In Figure 4 we illustrate a pipeline that downloads a new version of a dataset and replaces the old one. We identified the following services to aid with this process:
- RMLService - converting the downloaded dataset from CSV format to RDF and storing it for access at a specified location;
- GM-API - used for orchestrating access to the Graph Store and generation of provenance information;
- ProvenanceAPI - based on the collected information and a trigger from GM-API this service will generate provenance data and store it to its own Graph Store or send it to GM-API on a request basis;
- UVProvenanceAPI - used for extracting provenance information from UnifiedViews, as not all provenance information can be collected (start and end times of a pipeline/workflow, if a workflow is public or private, or if a pipeline execution is successful) by the DPUs and transmitted to GM-API and implicitly to ProvenanceAPI.

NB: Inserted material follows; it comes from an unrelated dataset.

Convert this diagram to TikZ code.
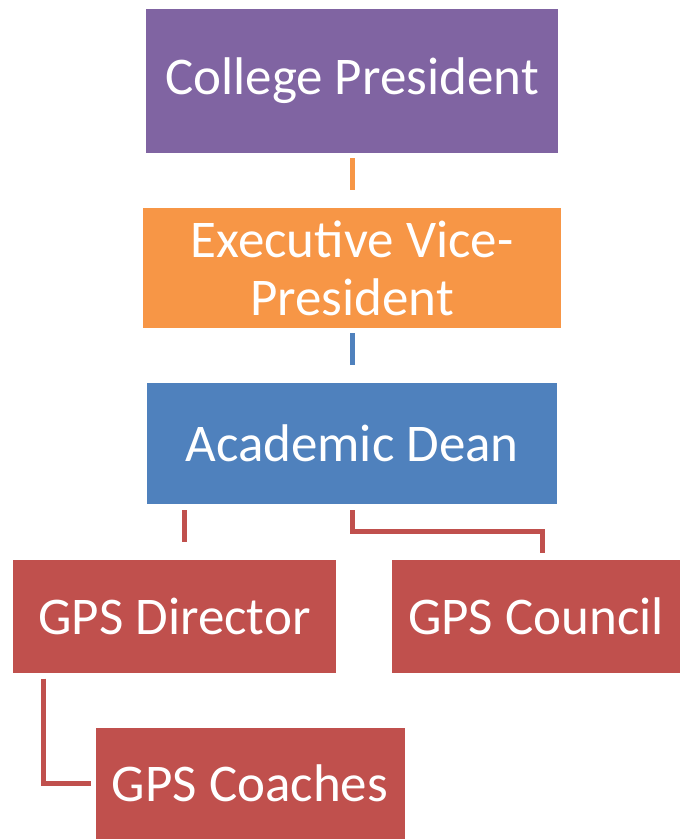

Figure 4. Pipeline for downloading and replacing dataset
As a continuation of the result of the pipeline depicted in Figure 4, the pipeline from Figure 5 exhibits the steps necessary for publishing the resulting data. In order to achieve this we identified the following services:
- ESDistributionService - service for constructing, based on the graph retrieved from Graph Store, JSON/JSON-LD formatted bulk data, that is stored on a volume. This microservice can be further divided into two other services:
- RDFFramerService - converting the data from RDF to JSON/JSON-LD;
- indexService - (bulk) indexing at a specific endpoint;
- ElasticSearch - several versions might be available each providing different indexing mechanisms.
Figure 5. Pipeline for Publishing Dataset
In all the cases presented above the Service Discovery component plays an important role for retrieving and acts as a router for requests - more information available at: Service Discovery Implementation.